| TASK GOAL |
Return the lines that follow, exactly as they appear, from the first through the one containing "from bokeh.core.properties import value"; no pictures are to be included.

| DATA SEGMENT |
______________________________

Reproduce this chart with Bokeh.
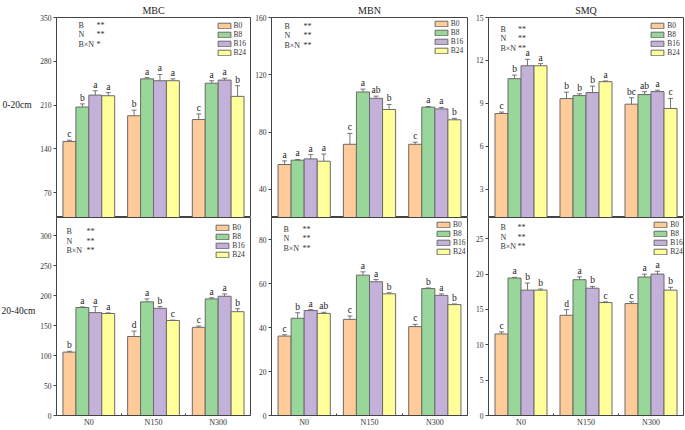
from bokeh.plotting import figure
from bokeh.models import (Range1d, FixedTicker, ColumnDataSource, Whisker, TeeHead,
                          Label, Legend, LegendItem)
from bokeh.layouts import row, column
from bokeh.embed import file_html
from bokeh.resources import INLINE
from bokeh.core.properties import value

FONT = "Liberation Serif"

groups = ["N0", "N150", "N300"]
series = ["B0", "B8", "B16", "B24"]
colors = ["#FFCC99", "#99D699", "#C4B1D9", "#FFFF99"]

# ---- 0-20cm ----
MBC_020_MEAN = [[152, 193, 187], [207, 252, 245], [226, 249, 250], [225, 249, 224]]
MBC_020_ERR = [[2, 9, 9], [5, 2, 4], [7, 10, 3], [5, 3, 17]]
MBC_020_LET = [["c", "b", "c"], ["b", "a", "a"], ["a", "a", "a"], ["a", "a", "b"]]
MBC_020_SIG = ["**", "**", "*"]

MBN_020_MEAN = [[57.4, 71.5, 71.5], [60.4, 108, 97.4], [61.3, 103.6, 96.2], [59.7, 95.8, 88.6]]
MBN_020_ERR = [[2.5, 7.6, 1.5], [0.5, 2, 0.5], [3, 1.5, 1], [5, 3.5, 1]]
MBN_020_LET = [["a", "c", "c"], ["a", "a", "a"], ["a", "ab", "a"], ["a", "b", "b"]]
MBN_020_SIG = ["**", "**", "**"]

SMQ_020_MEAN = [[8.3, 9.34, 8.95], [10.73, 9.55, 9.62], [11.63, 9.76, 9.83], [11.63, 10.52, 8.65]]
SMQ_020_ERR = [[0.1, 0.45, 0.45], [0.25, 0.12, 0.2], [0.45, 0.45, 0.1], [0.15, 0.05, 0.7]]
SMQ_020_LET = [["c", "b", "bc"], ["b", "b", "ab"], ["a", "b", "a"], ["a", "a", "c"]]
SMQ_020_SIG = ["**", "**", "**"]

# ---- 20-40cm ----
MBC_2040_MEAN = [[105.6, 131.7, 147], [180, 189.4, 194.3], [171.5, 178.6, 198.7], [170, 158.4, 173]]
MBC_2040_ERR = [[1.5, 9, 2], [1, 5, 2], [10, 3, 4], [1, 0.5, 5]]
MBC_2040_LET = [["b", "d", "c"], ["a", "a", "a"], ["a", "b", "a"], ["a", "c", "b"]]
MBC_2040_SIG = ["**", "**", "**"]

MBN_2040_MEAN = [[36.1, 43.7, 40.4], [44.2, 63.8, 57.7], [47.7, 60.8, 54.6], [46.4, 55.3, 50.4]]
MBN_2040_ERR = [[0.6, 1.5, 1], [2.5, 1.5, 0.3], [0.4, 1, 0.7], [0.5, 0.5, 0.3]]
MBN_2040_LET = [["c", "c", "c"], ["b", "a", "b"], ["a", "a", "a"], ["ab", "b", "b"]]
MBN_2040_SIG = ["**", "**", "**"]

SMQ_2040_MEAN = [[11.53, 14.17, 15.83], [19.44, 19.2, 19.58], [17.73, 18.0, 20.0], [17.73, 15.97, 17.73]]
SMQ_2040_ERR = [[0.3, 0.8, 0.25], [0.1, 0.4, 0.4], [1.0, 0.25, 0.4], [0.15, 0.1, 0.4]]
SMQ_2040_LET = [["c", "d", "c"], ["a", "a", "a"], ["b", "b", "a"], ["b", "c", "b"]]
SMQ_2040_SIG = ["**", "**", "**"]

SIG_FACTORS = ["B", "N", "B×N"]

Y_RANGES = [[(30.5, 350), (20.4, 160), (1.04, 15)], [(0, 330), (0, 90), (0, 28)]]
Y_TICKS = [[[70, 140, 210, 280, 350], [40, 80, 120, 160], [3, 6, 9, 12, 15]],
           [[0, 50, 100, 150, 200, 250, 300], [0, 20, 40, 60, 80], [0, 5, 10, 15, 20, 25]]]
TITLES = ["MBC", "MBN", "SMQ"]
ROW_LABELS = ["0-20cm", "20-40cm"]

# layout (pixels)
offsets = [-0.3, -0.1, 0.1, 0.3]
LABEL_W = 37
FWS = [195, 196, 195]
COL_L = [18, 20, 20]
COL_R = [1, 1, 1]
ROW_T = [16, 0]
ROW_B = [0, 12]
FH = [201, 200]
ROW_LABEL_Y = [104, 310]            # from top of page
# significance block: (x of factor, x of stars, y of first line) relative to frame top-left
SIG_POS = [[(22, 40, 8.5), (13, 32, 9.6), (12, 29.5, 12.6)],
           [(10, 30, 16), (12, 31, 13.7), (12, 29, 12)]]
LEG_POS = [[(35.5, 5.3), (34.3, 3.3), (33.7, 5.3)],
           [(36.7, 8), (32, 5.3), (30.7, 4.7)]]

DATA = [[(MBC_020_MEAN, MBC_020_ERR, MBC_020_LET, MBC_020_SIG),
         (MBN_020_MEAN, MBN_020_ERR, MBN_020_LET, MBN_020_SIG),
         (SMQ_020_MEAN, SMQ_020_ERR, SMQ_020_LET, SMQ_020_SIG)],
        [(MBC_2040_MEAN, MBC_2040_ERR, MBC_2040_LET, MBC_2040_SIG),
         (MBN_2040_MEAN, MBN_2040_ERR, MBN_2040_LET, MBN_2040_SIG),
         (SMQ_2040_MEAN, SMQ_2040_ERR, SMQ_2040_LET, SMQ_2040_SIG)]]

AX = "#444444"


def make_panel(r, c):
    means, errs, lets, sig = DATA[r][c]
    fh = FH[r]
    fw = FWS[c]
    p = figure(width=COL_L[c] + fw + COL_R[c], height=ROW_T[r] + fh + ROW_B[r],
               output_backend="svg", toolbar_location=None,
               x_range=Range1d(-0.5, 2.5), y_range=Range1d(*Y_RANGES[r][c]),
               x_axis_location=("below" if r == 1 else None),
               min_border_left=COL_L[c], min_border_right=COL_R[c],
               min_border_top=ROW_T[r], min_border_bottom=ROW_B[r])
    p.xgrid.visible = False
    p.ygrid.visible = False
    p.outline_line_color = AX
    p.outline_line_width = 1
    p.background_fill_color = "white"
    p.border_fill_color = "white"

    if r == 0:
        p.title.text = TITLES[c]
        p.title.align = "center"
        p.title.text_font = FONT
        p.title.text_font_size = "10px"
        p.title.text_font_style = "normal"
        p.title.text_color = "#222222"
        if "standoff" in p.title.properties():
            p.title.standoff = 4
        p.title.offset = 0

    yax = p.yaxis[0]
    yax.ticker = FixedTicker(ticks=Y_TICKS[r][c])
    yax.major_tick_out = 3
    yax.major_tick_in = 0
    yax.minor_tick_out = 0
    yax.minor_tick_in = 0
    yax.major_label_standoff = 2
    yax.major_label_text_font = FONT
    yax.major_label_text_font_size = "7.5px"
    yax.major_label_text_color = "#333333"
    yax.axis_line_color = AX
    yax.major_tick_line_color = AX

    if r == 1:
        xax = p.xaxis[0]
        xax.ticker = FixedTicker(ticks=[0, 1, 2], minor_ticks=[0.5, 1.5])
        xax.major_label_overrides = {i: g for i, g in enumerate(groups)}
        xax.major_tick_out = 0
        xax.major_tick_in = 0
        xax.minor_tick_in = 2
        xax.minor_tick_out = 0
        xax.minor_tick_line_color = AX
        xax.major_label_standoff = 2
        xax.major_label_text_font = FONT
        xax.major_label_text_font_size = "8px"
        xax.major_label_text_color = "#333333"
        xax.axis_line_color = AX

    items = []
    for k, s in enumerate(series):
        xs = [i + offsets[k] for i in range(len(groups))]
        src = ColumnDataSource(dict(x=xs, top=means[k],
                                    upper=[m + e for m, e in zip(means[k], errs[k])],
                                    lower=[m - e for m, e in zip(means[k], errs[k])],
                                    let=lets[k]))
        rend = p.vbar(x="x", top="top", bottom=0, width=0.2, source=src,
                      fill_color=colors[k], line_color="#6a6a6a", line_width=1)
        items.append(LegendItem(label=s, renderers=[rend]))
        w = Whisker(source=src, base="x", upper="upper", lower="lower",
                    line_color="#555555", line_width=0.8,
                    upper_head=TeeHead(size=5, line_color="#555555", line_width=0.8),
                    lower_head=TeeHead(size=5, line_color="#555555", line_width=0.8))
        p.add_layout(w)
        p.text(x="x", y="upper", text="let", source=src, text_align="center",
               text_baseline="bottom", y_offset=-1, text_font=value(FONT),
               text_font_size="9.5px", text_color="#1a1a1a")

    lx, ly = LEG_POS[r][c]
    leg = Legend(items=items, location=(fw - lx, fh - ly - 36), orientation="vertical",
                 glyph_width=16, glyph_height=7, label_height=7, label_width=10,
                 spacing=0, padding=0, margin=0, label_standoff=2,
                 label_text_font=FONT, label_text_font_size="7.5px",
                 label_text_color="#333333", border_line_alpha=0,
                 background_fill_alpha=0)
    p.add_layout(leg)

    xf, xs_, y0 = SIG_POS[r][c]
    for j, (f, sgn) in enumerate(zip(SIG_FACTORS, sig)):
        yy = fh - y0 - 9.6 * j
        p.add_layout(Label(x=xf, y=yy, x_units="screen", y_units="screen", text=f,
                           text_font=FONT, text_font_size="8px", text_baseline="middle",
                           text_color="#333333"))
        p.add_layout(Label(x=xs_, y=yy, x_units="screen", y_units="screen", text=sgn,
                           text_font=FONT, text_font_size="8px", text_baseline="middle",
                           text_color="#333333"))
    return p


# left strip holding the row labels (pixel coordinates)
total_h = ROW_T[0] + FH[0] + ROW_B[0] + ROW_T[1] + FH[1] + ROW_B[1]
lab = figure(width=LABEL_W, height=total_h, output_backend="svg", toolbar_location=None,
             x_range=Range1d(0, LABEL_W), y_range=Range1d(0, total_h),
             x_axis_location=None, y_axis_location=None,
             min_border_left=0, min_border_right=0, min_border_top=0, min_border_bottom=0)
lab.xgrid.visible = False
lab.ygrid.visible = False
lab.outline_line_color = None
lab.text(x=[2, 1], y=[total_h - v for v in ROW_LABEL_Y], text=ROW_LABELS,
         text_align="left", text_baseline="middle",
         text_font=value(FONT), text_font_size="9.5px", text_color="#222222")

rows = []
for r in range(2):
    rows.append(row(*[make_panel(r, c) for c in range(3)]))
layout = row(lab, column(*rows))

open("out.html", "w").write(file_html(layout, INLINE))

______________________________

| SOLUTION TO THIS EXERCISE |
Reproduce this chart with Bokeh.
from bokeh.plotting import figure
from bokeh.models import (Range1d, FixedTicker, ColumnDataSource, Whisker, TeeHead,
                          Label, Legend, LegendItem)
from bokeh.layouts import row, column
from bokeh.embed import file_html
from bokeh.resources import INLINE
from bokeh.core.properties import value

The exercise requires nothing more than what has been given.